**Set task:** Restate, exactly and without pictures, the lines from the start of the listing below through the line holding "const txt = '#595959';".

>> start Given data

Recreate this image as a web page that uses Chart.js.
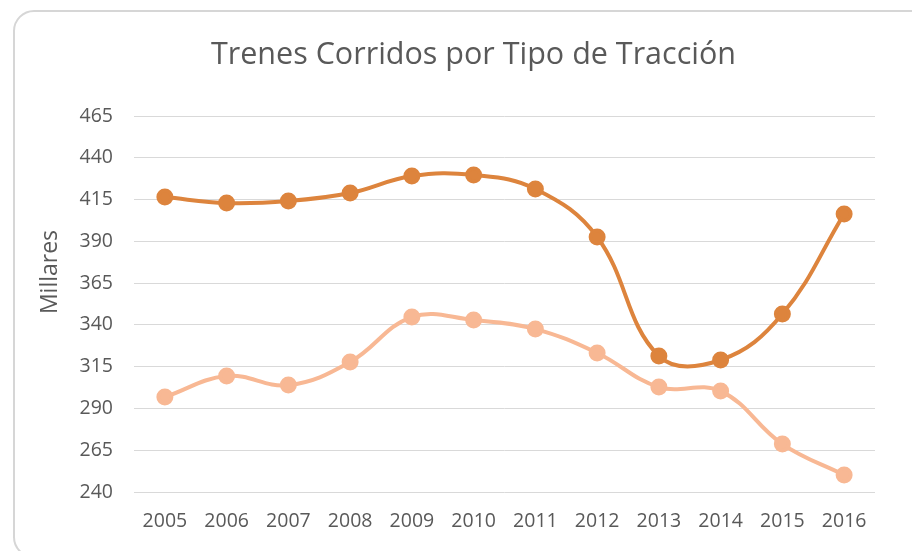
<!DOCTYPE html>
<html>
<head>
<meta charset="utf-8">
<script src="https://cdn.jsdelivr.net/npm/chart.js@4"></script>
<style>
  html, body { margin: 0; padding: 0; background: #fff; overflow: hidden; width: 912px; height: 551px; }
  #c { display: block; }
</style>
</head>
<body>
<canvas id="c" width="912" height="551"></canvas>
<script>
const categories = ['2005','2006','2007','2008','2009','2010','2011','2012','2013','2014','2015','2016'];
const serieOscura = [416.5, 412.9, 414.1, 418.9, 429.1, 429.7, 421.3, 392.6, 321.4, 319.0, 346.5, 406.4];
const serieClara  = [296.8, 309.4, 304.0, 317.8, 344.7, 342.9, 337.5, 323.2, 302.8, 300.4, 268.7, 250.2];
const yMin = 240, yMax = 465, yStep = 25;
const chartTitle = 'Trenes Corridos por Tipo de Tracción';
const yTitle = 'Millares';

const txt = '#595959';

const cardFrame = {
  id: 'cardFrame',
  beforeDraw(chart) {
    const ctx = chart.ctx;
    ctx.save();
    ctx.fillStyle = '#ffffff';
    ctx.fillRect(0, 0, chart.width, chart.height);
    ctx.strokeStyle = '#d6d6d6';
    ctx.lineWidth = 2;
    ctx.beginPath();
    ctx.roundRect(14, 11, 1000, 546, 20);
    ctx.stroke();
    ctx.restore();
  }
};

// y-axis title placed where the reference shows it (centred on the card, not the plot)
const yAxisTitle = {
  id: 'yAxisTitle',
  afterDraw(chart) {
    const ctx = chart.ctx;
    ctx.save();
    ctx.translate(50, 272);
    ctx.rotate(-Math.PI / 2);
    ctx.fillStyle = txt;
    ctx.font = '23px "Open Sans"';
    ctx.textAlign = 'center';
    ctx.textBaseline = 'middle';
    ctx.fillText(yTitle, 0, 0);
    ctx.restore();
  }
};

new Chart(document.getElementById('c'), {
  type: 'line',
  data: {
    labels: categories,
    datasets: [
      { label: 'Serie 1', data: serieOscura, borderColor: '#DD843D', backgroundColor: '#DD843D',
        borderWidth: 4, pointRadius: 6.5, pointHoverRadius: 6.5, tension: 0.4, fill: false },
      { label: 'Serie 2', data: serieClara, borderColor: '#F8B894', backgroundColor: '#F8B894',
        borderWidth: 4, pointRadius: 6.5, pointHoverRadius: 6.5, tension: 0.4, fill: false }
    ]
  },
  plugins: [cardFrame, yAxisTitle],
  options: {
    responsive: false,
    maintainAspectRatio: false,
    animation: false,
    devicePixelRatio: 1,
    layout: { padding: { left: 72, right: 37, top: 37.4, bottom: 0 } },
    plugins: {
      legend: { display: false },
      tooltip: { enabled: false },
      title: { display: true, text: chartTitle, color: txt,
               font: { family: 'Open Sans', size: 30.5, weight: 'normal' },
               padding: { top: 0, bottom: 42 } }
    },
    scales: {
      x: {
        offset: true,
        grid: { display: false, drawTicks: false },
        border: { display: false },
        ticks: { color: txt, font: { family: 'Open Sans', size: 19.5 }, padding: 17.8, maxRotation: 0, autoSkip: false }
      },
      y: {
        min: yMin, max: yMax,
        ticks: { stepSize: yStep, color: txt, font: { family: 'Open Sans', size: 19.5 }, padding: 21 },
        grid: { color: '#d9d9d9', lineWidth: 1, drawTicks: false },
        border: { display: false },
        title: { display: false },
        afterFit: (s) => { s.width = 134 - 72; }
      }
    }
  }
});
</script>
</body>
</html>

>> end Given data

**Task response:**
Recreate this image as a web page that uses Chart.js.
<!DOCTYPE html>
<html>
<head>
<meta charset="utf-8">
<script src="https://cdn.jsdelivr.net/npm/chart.js@4"></script>
<style>
  html, body { margin: 0; padding: 0; background: #fff; overflow: hidden; width: 912px; height: 551px; }
  #c { display: block; }
</style>
</head>
<body>
<canvas id="c" width="912" height="551"></canvas>
<script>
const categories = ['2005','2006','2007','2008','2009','2010','2011','2012','2013','2014','2015','2016'];
const serieOscura = [416.5, 412.9, 414.1, 418.9, 429.1, 429.7, 421.3, 392.6, 321.4, 319.0, 346.5, 406.4];
const serieClara  = [296.8, 309.4, 304.0, 317.8, 344.7, 342.9, 337.5, 323.2, 302.8, 300.4, 268.7, 250.2];
const yMin = 240, yMax = 465, yStep = 25;
const chartTitle = 'Trenes Corridos por Tipo de Tracción';
const yTitle = 'Millares';

const txt = '#595959';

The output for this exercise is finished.